REQUIREMENT: Output every entry exactly as written, skipping any pictures.
————
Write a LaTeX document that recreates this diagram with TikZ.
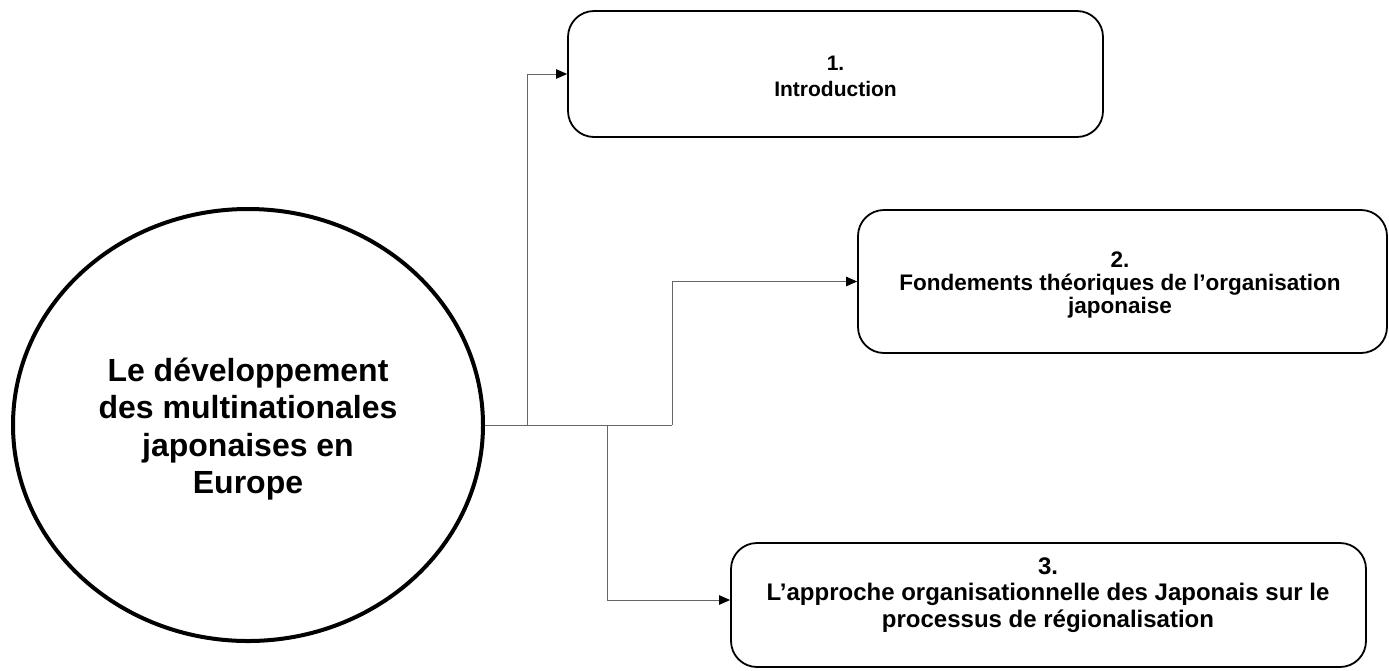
\documentclass[tikz,border=0pt]{standalone}
\usepackage{fontspec}
\setmainfont{Liberation Sans}
\usetikzlibrary{arrows.meta,shapes.geometric}
\begin{document}
\begin{tikzpicture}[x=1pt,y=-1pt,
  boxnode/.style={draw, line width=1.8pt, rounded corners=26pt, inner sep=0pt},
  boxtext/.style={align=center, inner sep=0pt},
  mainnode/.style={draw, ellipse, line width=4pt, inner sep=0pt, align=center,
    font=\bfseries\fontsize{32}{37.5}\selectfont},
  link/.style={line width=1pt, draw=black!60},
  conn/.style={link, -{Triangle[length=11pt,width=9.5pt,color=black]}}]
\useasboundingbox (0,0) rectangle (1389,670);
\node[mainnode, minimum width=470pt, minimum height=432pt] (c) at (248,425) {};
\node[align=center, inner sep=0pt, font=\bfseries\fontsize{32}{37.5}\selectfont] (ct) at (248,429)
  {Le développement\\des multinationales\\japonaises en\\Europe};
\node[boxnode, minimum width=535pt, minimum height=126pt] (b1) at (835.5,74) {};
\node[boxtext, font=\bfseries\fontsize{21}{26}\selectfont] (t1) at (835.5,76)
  {1.\\Introduction};
\node[boxnode, minimum width=529pt, minimum height=143pt] (b2) at (1122.5,281.5) {};
\node[boxtext, font=\bfseries\fontsize{22.5}{23}\selectfont] (t2) at (1120,285)
  {2.\\Fondements théoriques de l’organisation\\japonaise};
\node[boxnode, minimum width=635pt, minimum height=124pt] (b3) at (1048.5,605) {};
\node[boxtext, font=\bfseries\fontsize{24}{26.5}\selectfont] (t3) at (1048,595)
  {3.\\L’approche organisationnelle des Japonais sur le\\processus de régionalisation};
\coordinate (j1) at (527,425);
\coordinate (j3) at (607,425);
\coordinate (j2) at (672,425);
\coordinate (a3) at ([yshift=5pt]b3.west);
\draw[link] (c.east) -- (j2);
\draw[conn] (j1) |- (b1.west);
\draw[conn] (j2) |- (b2.west);
\draw[conn] (j3) |- (a3);
\end{tikzpicture}
\end{document}
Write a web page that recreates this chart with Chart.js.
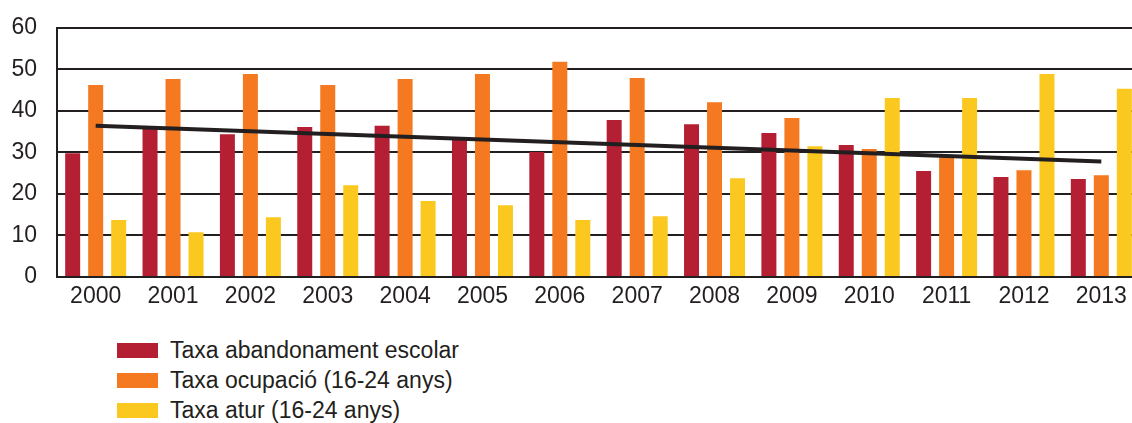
————
FINAL ANSWER:
Write a LaTeX document that recreates this diagram with TikZ.
\documentclass[tikz,border=0pt]{standalone}
\usepackage{fontspec}
\setmainfont{Liberation Sans}
\usetikzlibrary{arrows.meta,shapes.geometric}
\begin{document}
\begin{tikzpicture}[x=1pt,y=-1pt,
  boxnode/.style={draw, line width=1.8pt, rounded corners=26pt, inner sep=0pt},
  boxtext/.style={align=center, inner sep=0pt},
  mainnode/.style={draw, ellipse, line width=4pt, inner sep=0pt, align=center,
    font=\bfseries\fontsize{32}{37.5}\selectfont},
  link/.style={line width=1pt, draw=black!60},
  conn/.style={link, -{Triangle[length=11pt,width=9.5pt,color=black]}}]
\useasboundingbox (0,0) rectangle (1389,670);
\node[mainnode, minimum width=470pt, minimum height=432pt] (c) at (248,425) {};
\node[align=center, inner sep=0pt, font=\bfseries\fontsize{32}{37.5}\selectfont] (ct) at (248,429)
  {Le développement\\des multinationales\\japonaises en\\Europe};
\node[boxnode, minimum width=535pt, minimum height=126pt] (b1) at (835.5,74) {};
\node[boxtext, font=\bfseries\fontsize{21}{26}\selectfont] (t1) at (835.5,76)
  {1.\\Introduction};
\node[boxnode, minimum width=529pt, minimum height=143pt] (b2) at (1122.5,281.5) {};
\node[boxtext, font=\bfseries\fontsize{22.5}{23}\selectfont] (t2) at (1120,285)
  {2.\\Fondements théoriques de l’organisation\\japonaise};
\node[boxnode, minimum width=635pt, minimum height=124pt] (b3) at (1048.5,605) {};
\node[boxtext, font=\bfseries\fontsize{24}{26.5}\selectfont] (t3) at (1048,595)
  {3.\\L’approche organisationnelle des Japonais sur le\\processus de régionalisation};
\coordinate (j1) at (527,425);
\coordinate (j3) at (607,425);
\coordinate (j2) at (672,425);
\coordinate (a3) at ([yshift=5pt]b3.west);
\draw[link] (c.east) -- (j2);
\draw[conn] (j1) |- (b1.west);
\draw[conn] (j2) |- (b2.west);
\draw[conn] (j3) |- (a3);
\end{tikzpicture}
\end{document}
Write a web page that recreates this chart with Chart.js.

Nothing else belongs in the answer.